WHAT TO PRODUCE –
Print, word for word, the opening line of the data below and every line after it through the line that contains "(0,0) rectangle (642,404);", but not the pictures.
:: DATA LINES ::
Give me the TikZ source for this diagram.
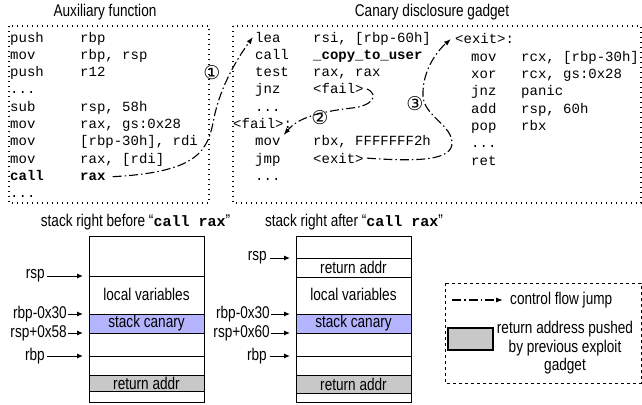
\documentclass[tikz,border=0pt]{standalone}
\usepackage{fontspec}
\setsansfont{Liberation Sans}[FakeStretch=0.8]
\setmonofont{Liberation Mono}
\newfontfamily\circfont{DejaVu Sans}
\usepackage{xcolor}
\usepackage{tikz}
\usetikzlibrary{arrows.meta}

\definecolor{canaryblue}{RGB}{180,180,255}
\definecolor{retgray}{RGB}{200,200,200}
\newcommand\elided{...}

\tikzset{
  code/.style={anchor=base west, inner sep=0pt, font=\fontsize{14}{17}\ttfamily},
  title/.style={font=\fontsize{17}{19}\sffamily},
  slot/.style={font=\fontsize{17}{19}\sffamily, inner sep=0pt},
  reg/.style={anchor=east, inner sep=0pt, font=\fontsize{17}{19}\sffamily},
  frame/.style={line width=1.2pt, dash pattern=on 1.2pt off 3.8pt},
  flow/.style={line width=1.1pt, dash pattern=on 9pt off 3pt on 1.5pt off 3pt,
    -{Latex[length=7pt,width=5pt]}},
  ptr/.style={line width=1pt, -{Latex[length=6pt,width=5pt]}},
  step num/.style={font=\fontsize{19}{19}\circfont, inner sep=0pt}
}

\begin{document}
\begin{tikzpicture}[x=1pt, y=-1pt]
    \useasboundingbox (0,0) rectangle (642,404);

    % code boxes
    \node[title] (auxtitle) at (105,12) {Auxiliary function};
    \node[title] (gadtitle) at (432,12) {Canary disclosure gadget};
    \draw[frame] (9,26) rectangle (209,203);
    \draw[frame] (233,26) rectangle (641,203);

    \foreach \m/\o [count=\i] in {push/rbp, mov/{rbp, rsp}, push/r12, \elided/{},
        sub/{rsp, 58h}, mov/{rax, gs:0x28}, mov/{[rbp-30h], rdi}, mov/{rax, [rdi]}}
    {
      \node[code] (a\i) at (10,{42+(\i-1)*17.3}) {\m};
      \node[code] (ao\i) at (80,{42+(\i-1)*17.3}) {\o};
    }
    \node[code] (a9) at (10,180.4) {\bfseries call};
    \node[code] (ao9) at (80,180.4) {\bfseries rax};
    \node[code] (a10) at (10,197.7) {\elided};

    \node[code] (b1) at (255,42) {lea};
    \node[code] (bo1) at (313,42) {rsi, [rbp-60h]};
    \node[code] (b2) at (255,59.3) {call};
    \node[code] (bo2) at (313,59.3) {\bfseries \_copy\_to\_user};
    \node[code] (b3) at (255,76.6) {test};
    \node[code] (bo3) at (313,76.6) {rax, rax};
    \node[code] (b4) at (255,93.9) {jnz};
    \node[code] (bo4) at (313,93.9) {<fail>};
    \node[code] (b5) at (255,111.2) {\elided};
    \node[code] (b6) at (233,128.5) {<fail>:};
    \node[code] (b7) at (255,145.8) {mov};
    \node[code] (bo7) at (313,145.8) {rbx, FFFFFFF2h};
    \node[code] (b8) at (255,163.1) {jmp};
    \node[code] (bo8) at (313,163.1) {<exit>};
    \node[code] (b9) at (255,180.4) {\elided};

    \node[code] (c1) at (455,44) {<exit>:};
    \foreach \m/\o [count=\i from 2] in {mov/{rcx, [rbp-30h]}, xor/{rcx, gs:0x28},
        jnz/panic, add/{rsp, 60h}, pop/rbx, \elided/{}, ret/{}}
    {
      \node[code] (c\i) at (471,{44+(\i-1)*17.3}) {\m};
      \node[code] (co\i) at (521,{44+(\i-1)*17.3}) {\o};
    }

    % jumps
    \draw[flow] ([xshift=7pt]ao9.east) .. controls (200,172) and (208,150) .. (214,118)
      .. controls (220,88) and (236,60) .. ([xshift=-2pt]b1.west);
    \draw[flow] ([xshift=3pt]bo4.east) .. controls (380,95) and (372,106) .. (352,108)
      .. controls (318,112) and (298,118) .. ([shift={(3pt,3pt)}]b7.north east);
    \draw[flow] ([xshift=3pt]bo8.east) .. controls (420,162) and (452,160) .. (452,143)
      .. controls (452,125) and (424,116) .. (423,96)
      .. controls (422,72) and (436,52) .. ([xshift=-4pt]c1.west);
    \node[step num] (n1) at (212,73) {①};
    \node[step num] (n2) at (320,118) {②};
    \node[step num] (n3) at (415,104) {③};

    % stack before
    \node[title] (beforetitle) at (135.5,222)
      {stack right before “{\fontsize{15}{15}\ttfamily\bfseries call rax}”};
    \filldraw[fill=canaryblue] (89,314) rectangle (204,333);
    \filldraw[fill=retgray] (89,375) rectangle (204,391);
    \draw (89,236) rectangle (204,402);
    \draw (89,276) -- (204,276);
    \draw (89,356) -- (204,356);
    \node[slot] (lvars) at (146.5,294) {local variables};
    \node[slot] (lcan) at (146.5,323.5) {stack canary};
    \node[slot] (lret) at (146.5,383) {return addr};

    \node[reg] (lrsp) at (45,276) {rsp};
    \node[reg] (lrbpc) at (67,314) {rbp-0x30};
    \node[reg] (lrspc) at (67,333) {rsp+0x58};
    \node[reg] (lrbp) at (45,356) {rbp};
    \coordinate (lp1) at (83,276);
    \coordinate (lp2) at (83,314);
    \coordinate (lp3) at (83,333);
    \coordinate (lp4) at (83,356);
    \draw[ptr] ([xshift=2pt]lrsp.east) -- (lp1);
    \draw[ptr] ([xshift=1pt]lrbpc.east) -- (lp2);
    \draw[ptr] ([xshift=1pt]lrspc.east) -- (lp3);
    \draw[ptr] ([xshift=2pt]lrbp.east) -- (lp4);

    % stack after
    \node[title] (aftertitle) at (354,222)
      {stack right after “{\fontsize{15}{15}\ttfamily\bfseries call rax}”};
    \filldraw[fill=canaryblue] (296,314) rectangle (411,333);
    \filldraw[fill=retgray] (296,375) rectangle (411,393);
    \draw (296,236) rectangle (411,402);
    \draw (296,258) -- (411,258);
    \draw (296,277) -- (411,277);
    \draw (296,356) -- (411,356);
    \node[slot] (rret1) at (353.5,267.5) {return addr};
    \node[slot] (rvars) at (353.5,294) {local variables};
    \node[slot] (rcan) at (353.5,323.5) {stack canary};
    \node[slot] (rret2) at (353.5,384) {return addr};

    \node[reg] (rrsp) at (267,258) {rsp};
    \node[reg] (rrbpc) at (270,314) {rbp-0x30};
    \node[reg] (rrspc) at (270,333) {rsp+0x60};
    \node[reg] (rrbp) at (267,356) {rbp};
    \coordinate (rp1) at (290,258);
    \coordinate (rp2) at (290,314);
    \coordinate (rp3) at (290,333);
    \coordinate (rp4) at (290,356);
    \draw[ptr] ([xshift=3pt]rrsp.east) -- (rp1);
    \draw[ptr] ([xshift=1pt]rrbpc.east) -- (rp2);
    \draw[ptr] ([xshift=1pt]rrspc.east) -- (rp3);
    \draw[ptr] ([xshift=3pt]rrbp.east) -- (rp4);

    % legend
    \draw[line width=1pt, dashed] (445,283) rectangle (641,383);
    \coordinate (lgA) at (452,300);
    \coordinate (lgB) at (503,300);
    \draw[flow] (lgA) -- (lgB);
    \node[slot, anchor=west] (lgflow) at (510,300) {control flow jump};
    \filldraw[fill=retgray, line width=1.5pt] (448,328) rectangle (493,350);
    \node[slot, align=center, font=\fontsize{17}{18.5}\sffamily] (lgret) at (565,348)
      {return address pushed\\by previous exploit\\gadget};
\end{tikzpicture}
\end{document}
:::
RESPONSE TO THE EXERCISE –
Give me the TikZ source for this diagram.
\documentclass[tikz,border=0pt]{standalone}
\usepackage{fontspec}
\setsansfont{Liberation Sans}[FakeStretch=0.8]
\setmonofont{Liberation Mono}
\newfontfamily\circfont{DejaVu Sans}
\usepackage{xcolor}
\usepackage{tikz}
\usetikzlibrary{arrows.meta}

\definecolor{canaryblue}{RGB}{180,180,255}
\definecolor{retgray}{RGB}{200,200,200}
\newcommand\elided{...}

\tikzset{
  code/.style={anchor=base west, inner sep=0pt, font=\fontsize{14}{17}\ttfamily},
  title/.style={font=\fontsize{17}{19}\sffamily},
  slot/.style={font=\fontsize{17}{19}\sffamily, inner sep=0pt},
  reg/.style={anchor=east, inner sep=0pt, font=\fontsize{17}{19}\sffamily},
  frame/.style={line width=1.2pt, dash pattern=on 1.2pt off 3.8pt},
  flow/.style={line width=1.1pt, dash pattern=on 9pt off 3pt on 1.5pt off 3pt,
    -{Latex[length=7pt,width=5pt]}},
  ptr/.style={line width=1pt, -{Latex[length=6pt,width=5pt]}},
  step num/.style={font=\fontsize{19}{19}\circfont, inner sep=0pt}
}

\begin{document}
\begin{tikzpicture}[x=1pt, y=-1pt]
    \useasboundingbox (0,0) rectangle (642,404);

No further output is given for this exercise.